Beyond a skewed perception of just how far animated films can go with storytelling, there’s just the simple fact that there’s a massive discrepancy in awards campaign budgets between juggernauts like Disney/Pixar and small houses like GKIDS.

“In the nominating rounds, a lot of these smaller pictures do get love and do get attention, but when it comes to who’s going to win, there’s a financial factor at play,” says Eric Beckman, co-founder and president of animated distributor GKIDS. “The awards budgets for some of these big studio pictures are more than the acquisition and release budget for typical GKIDS film by about 50 times over. To get a win requires some dollars.”

But surely Academy voters make it a priority to watch all the contenders regardless of whether they’ve seen advertising for a film splattered across billboards, right?

 

“There is a basic assumption that all voters watch every film in every category. The truth is, many don’t, and animation is one of the categories they are least likely to,” says Johnson. “Some choose the film their kids love the most. Others vote for the one they are most likely to have seen because it played in every theater and spent 100 million dollars on advertising. And why not? It made them laugh, it made them cry and it had the same comforting, homogenized aesthetic they’ve grown to love. Maybe people just have a different relationship with animated films. Maybe they don’t want something that challenges them or pushes the medium into unfamiliar territory.”
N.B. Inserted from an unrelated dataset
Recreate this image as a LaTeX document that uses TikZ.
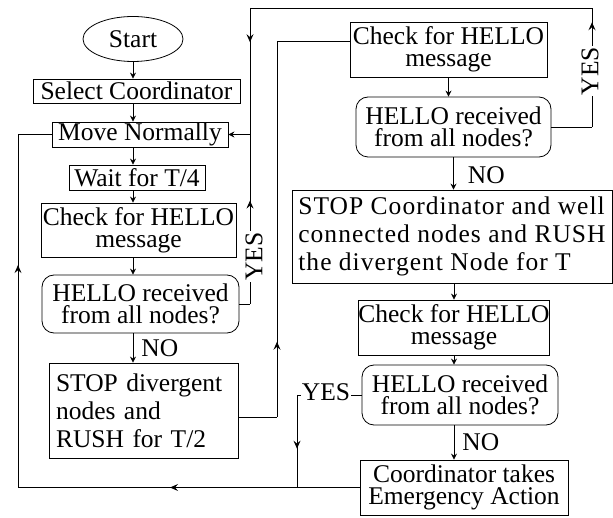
\documentclass[tikz,border=0pt]{standalone}
\usepackage{fontspec}
\setmainfont{Liberation Serif}
\usetikzlibrary{arrows.meta,shapes.geometric,decorations.markings}
\begin{document}
\begin{tikzpicture}[x=1pt,y=-1pt,
  every node/.style={font=\fontsize{25.5}{22}\selectfont},
  sz/.style 2 args={minimum width=#1pt, minimum height=#2pt},
  box/.style={draw, line width=0.8pt, inner sep=0pt, align=center},
  dec/.style={box, rounded corners=12pt},
  conn/.style={draw, line width=0.8pt},
  flow/.style={conn, -{Stealth[length=6pt,width=6pt,inset=2pt]}},
  midarr/.style={postaction={decorate,decoration={markings,mark=at position #1 with {\arrow{Stealth[length=8pt,width=7pt,inset=3pt]}}}}},
  lbl/.style={fill=white, inner sep=1pt},
  nolbl/.style={anchor=west, inner sep=0pt}
]
\useasboundingbox (0,0) rectangle (613,518);

% left column
\node[box, ellipse, sz={100}{45}] (start) at (133,39) {Start};
\node[box, sz={207}{24}] (sel) at (136.5,91) {Select Coordinator};
\node[box, sz={176}{25}] (move) at (140,134.5) {Move Normally};
\node[box, sz={136}{25}] (wait) at (137,177.5) {Wait for T/4};
\node[box, sz={195}{54}] (chk1) at (138.5,230) {Check for HELLO\\message};
\node[dec, sz={197}{58}] (dec1) at (140.5,304) {HELLO received\\from all nodes?};
\node[box, sz={189}{95}, text width=175pt, align=left, font=\fontsize{25.5}{28}\selectfont] (stop1) at (143.5,410.5) {STOP divergent\\ nodes and\\RUSH for T/2};

% right column
\node[box, sz={197}{55}] (chk2) at (448.5,49.5) {Check for HELLO\\message};
\node[dec, sz={195}{60}] (dec2) at (453.5,127) {HELLO received\\from all nodes?};
\node[box, sz={320}{93}, align=left, font=\fontsize{25.5}{28}\selectfont\addfontfeature{LetterSpace=4}] (stop2) at (452,236.5) {STOP Coordinator and well\\connected nodes and RUSH\\the divergent Node for T};
\node[box, sz={188}{55}] (chk3) at (454,327.5) {Check for HELLO\\message};
\node[dec, sz={196}{60}] (dec3) at (460,395) {HELLO received\\from all nodes?};
\node[box, sz={208}{55}] (coord) at (464,487.5) {Coordinator takes\\Emergency Action};

% junction points
\coordinate (jA) at (250,134.5);
\coordinate (jB) at (250,304);
\coordinate (tL) at (250,8);
\coordinate (tR) at (592,8);
\coordinate (jR) at (592,127);
\coordinate (kB) at (277,417);
\coordinate (kT) at (277,41);
\coordinate (mT) at (297,395);
\coordinate (mB) at (297,487.5);
\coordinate (lB) at (18,487.5);
\coordinate (lT) at (18,134.5);

% left column flow
\draw[flow] (start.south) -- (start.south |- sel.north);
\draw[flow] (sel.south -| start.south) -- (start.south |- move.north);
\draw[flow] (move.south -| start.south) -- (start.south |- wait.north);
\draw[flow] (wait.south -| start.south) -- (start.south |- chk1.north);
\draw[flow] (chk1.south -| start.south) -- (start.south |- dec1.north);
\draw[flow] (dec1.south -| start.south) -- node[nolbl, xshift=8pt]{NO} (start.south |- stop1.north);

% right column flow
\draw[flow] (chk2.south) -- (chk2.south |- dec2.north);
\draw[flow] (dec2.south) -- node[nolbl, xshift=14pt, yshift=-2pt]{NO} (dec2.south |- stop2.north);
\draw[flow] (chk3.north |- stop2.south) -- (chk3.north);
\draw[flow] (chk3.south) -- (chk3.south |- dec3.north);
\draw[flow] (dec3.south -| chk3.south) -- node[nolbl, xshift=8pt]{NO} (chk3.south |- coord.north);

% YES from left decision
\draw[conn] (dec1.east) -- (jB);
\draw[conn, midarr=0.61] (jB) -- node[pos=0.28, lbl, rotate=90, yshift=-4pt]{YES} (jA);
\draw[flow] (jA) -- (move.east);

% YES from top right decision
\draw[conn] (dec2.east) -- (jR);
\draw[conn, midarr=0.88] (jR) -- node[pos=0.47, lbl, rotate=90, yshift=2pt]{YES} (tR);
\draw[conn] (tR) -- (tL);
\draw[conn, midarr=0.27] (tL) -- (jA);

% STOP divergent -> check (right)
\draw[conn] (stop1.east |- kB) -- (kB);
\draw[conn, midarr=0.2] (kB) -- (kT);
\draw[conn] (kT) -- (chk2.west |- kT);

% YES from bottom right decision
\draw[conn] (dec3.west) -- node[pos=0.55, lbl, yshift=3pt]{YES} (mT);
\draw[conn, midarr=0.58] (mT) -- (mB);

% bottom return loop
\draw[conn] (coord.west) -- (mB);
\draw[conn, midarr=0.455] (mB) -- (lB);
\draw[conn, midarr=0.63] (lB) -- (lT);
\draw[conn] (lT) -- (move.west);
\end{tikzpicture}
\end{document}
And it’s looking like the new voting system the Academy set in place last year won’t help these smaller animated films.

For the animated feature category, nominations were opened to anyone in the Academy who wanted to be on the committee as opposed to the process for other feature categories, where there’s a designated committee in charge of nominations, e.g. actors voting for actors, directors voting for directors, etc. Opening up the committee has had the effect of drastically watering down the pool of nominations with people who aren’t in the animation space and, as pointed out above, probably will go with what they or their kids have seen, i.e. Disney/Pixar films. It’s probably why films like The Boss Baby or Ferdinand were nominated this year as opposed to more critically acclaimed, indie films like The Girl Without Hands or Birdboy: The Forgotten Children.

What the animation industry needs is another Spirited Away, the 2002 winner from storied Japanese animation house Studio Ghibli. There needs to be another Best Animated Film that’s out of the U.S. mainstream to remind people of the vast scope of what’s possible in animation. Films like Loving Vincent or The Breadwinner are certainly highly regarded in animation circles, but going from just being recognized to actually winning an Oscar requires a more open mind from Academy voters–not to mention rethinking these new voting rules.

“There needs to be a breakthrough film. If Waltz with Bashir had won, or if Loving Vincent wins, it could be a game changer,” says Welchman. “There would be much more excitement about the possibilities of adult animation. And very often these things require some kind of one-off event and then there can be an avalanche of other projects that will come through and get financed and we can have much more variety to the medium of animation rather than it being seen as the medium that’s solely for families or for children.”